Поскольку я сам прилично фотографировал и направлял в АПН иногда свои фотоработы, руководство агентства и посол Белохвостиков назначили меня ответственным за фотообеспечение визита. С этой целью бюро АПН в Стокгольме заключило официальный договор с одним небольшим фотоагентством в шведской столице. Шведы обязались оперативно проявлять фотопленки, которые я должен был приносить им два раза — утром и вечером, — в каждый день визита.
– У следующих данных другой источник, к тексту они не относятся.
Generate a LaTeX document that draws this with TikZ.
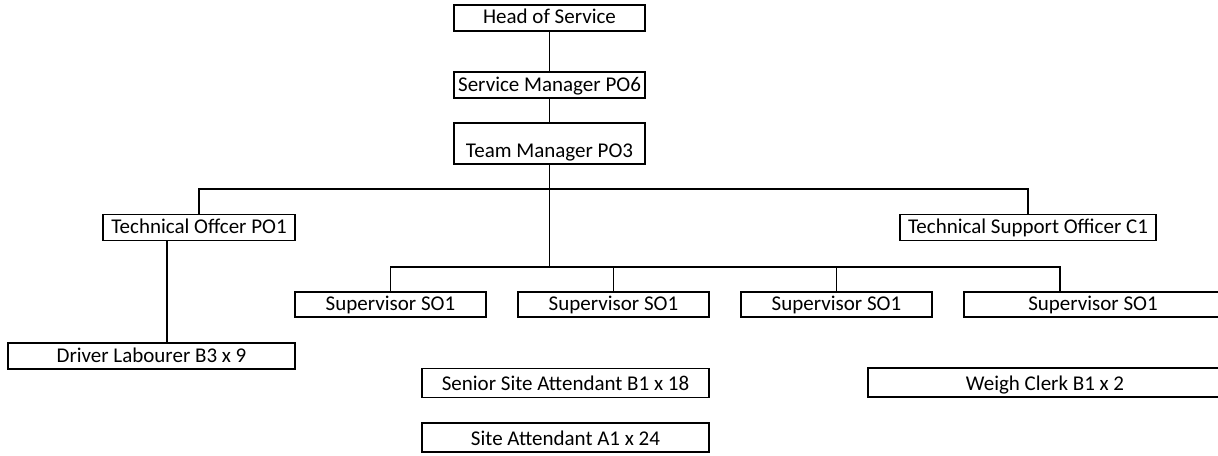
\documentclass[tikz,border=0pt]{standalone}
\usepackage{fontspec}
\setmainfont{Carlito}
\usepackage{xcolor}
\usepackage{tikz}

\begin{document}
\begin{tikzpicture}[x=0.5pt, y=-0.5pt, line width=0.9pt,
    post/.style={draw, rectangle, inner sep=0pt, text depth=3.5pt, text height=9.5pt, minimum width=95.5pt, font=\fontsize{10.5}{12}\selectfont},
    tall/.style={post, text height=11pt},
    short/.style={post, text height=9pt}]
            \useasboundingbox (0,0) rectangle (1218,455);
            \node[post] (head) at (549.5,18) {Head of Service};
            \node[post] (sm) at (549.5,85) {Service Manager PO6};
            \node[post, text height=17pt] (tm) at (549.5,143.5) {Team Manager PO3};
            \node[post, minimum width=96pt] (to) at (199,227.5) {Technical Offcer PO1};
            \node[post, minimum width=128pt] (tso) at (1028,227.5) {Technical Support Officer C1};
            \node[post, minimum width=143.5pt] (drv) at (151.5,356) {Driver Labourer B3 x 9};
            \node[short] (sup1) at (390.5,304.5) {Supervisor SO1};
            \node[short] (sup2) at (613.5,304.5) {Supervisor SO1};
            \node[short] (sup3) at (836.5,304.5) {Supervisor SO1};
            \node[short, minimum width=129pt] (sup4) at (1093,304.5) {Supervisor SO1};
            \node[tall, minimum width=143.5pt] (ssa) at (565.5,383) {Senior Site Attendant B1 x 18};
            \node[tall, minimum width=143.5pt] (sa) at (565.5,437.5) {Site Attendant A1 x 24};
            \node[tall, minimum width=177pt] (wc) at (1045,382.5) {Weigh Clerk B1 x 2};
            \coordinate (hub) at (549.5,189);
            \coordinate (hub2) at (549.5,267);
            
            \draw (head) -- (sm) -- (tm) -- (hub2);
            \draw (to.north) |- (hub) -| (tso.north);
            \draw ([xshift=-16pt]to.south) -- ([xshift=-16pt]to.south |- drv.north);
            \draw (sup1.north) |- (hub2) -| (sup3.north);
            \draw (sup2.north) -- (sup2.north |- hub2);
            \draw ([xshift=-16.5pt]sup4.north) |- (hub2);
        \end{tikzpicture}
\end{document}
Они также должны были немедленно делать с них контрольные отпечатки, а затем и указанный нами тираж фотоснимков, которые прямо из Швеции бюро АПН посылало авиапочтой в Москву и во все зарубежные наши представительства. Агентство, с моей санкции, могло также за плату распространять в прессе фото, которые не пошли у нас. Дело было простое. Вместе с делегацией Хрущева на теплоходе прибыл маститый фотокорреспондент АПН, допущенный к правительственным съемкам, Борис Рябинин. Я также аккредитовался в пресс-центре визита как фоторепортер.
Мой старый друг со студенческих времен Виктор Корягин, ныне покойный, был тогда заместителем заведующего протокольным отделом МИД СССР. За пару недель до приезда Хрущева он вместе с начальником 9-го управления КГБ полковником Чекаловым прибыл в Стокгольм для подготовки протокольных мероприятий государственного визита. На совещании в посольстве он познакомил меня с шефом кремлевской охраны.
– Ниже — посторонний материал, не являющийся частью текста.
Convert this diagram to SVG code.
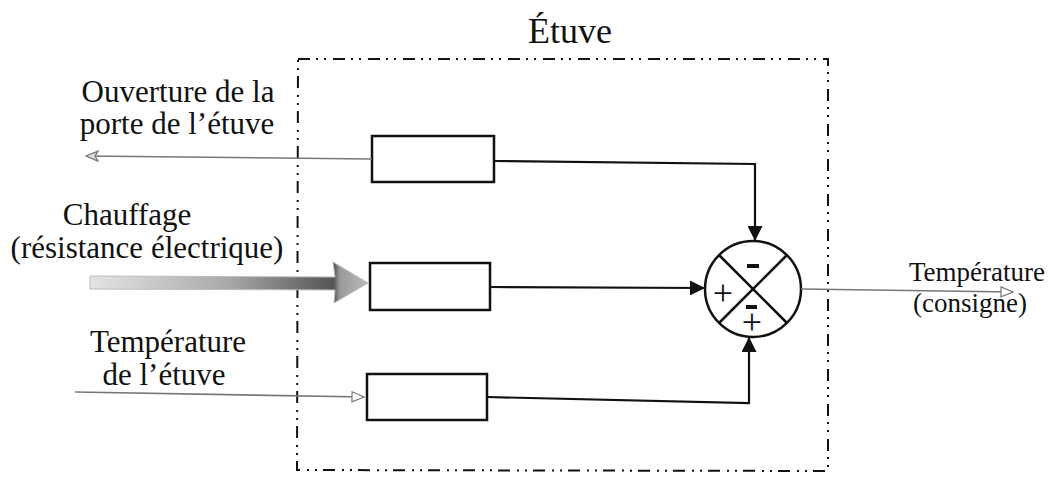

Снова приехав с Хрущевым в Стокгольм, Чекалов узнал меня и оформил мне допуск в резиденцию генсека, куда всем журналистам вход был запрещен.
На второй день визита, вечером, Хрущев принимал вместе с женой в резиденции, в домашней обстановке, делегацию Общества дружбы «Швеция — Советский Союз» во главе с профессором Евой Пальмер, дочерью покойного основателя общества профессора Пальмера. Встреча происходила на большой застекленной террасе особняка. Я заранее притулился вместе со своей фотоаппаратурой недалеко от диванной группы с креслами и низким столиком, вокруг которого и должна была проходить беседа. Чекалов предупредил меня, чтобы я не лез на глаза Никите Сергеевичу.
Пришла делегация. Хрущев радушно принял ее, рассказывал веселые истории. Все смеялись, я тоже и щелкал, и щелкал камерой, исполняя приказ — пленки не жалеть.